- [Collected data]
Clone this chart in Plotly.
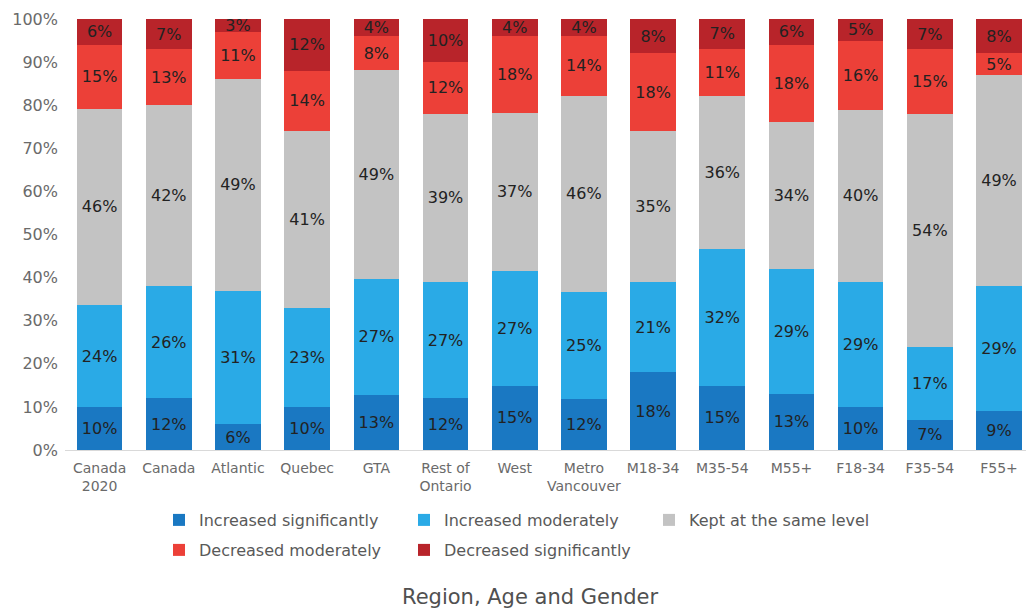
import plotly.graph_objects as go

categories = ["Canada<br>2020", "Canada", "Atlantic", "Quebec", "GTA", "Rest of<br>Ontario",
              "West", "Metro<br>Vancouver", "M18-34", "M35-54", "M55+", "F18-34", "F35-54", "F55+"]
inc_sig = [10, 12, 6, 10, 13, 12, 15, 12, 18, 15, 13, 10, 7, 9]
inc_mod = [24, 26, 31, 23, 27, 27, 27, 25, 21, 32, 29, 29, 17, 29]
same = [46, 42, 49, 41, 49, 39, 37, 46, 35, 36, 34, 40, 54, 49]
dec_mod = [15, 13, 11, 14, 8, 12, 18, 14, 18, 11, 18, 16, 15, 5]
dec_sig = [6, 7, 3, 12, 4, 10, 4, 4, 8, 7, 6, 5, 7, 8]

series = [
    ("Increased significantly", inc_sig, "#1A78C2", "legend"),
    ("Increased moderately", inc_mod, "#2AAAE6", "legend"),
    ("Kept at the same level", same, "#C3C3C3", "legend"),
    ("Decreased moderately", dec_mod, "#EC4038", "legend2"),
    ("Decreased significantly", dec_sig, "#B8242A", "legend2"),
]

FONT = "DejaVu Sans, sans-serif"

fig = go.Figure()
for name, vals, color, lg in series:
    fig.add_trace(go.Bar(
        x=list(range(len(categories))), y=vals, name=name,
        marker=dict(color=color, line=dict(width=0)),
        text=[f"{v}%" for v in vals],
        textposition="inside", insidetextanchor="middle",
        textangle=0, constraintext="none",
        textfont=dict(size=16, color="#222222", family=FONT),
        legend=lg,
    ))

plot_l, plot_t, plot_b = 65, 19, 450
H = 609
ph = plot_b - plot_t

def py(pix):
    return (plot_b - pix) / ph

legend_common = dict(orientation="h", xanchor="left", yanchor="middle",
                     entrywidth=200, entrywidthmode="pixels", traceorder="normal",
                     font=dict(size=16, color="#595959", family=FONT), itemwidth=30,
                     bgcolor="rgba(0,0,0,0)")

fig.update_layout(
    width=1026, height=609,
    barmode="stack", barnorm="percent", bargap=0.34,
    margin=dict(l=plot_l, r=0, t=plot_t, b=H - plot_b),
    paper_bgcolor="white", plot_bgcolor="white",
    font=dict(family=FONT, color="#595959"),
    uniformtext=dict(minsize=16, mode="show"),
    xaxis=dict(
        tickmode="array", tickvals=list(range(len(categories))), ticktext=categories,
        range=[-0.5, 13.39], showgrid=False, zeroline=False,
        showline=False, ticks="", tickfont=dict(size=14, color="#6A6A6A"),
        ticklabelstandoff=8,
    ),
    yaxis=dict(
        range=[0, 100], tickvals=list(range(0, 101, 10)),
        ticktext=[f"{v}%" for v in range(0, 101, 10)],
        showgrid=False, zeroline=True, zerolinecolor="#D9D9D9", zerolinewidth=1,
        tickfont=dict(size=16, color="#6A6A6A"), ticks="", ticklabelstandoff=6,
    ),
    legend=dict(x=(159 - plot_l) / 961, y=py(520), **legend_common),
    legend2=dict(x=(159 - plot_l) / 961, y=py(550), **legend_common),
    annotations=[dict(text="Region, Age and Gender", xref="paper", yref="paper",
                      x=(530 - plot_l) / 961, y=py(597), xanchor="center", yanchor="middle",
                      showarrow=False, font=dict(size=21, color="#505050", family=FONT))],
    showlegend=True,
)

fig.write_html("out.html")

- [Set problem]
Write out an exact copy of the listing, first line through the line containing "7, 6, 5, 7, 8]", with the pictures left out.

- [Complete output]
Clone this chart in Plotly.
import plotly.graph_objects as go

categories = ["Canada<br>2020", "Canada", "Atlantic", "Quebec", "GTA", "Rest of<br>Ontario",
              "West", "Metro<br>Vancouver", "M18-34", "M35-54", "M55+", "F18-34", "F35-54", "F55+"]
inc_sig = [10, 12, 6, 10, 13, 12, 15, 12, 18, 15, 13, 10, 7, 9]
inc_mod = [24, 26, 31, 23, 27, 27, 27, 25, 21, 32, 29, 29, 17, 29]
same = [46, 42, 49, 41, 49, 39, 37, 46, 35, 36, 34, 40, 54, 49]
dec_mod = [15, 13, 11, 14, 8, 12, 18, 14, 18, 11, 18, 16, 15, 5]
dec_sig = [6, 7, 3, 12, 4, 10, 4, 4, 8, 7, 6, 5, 7, 8]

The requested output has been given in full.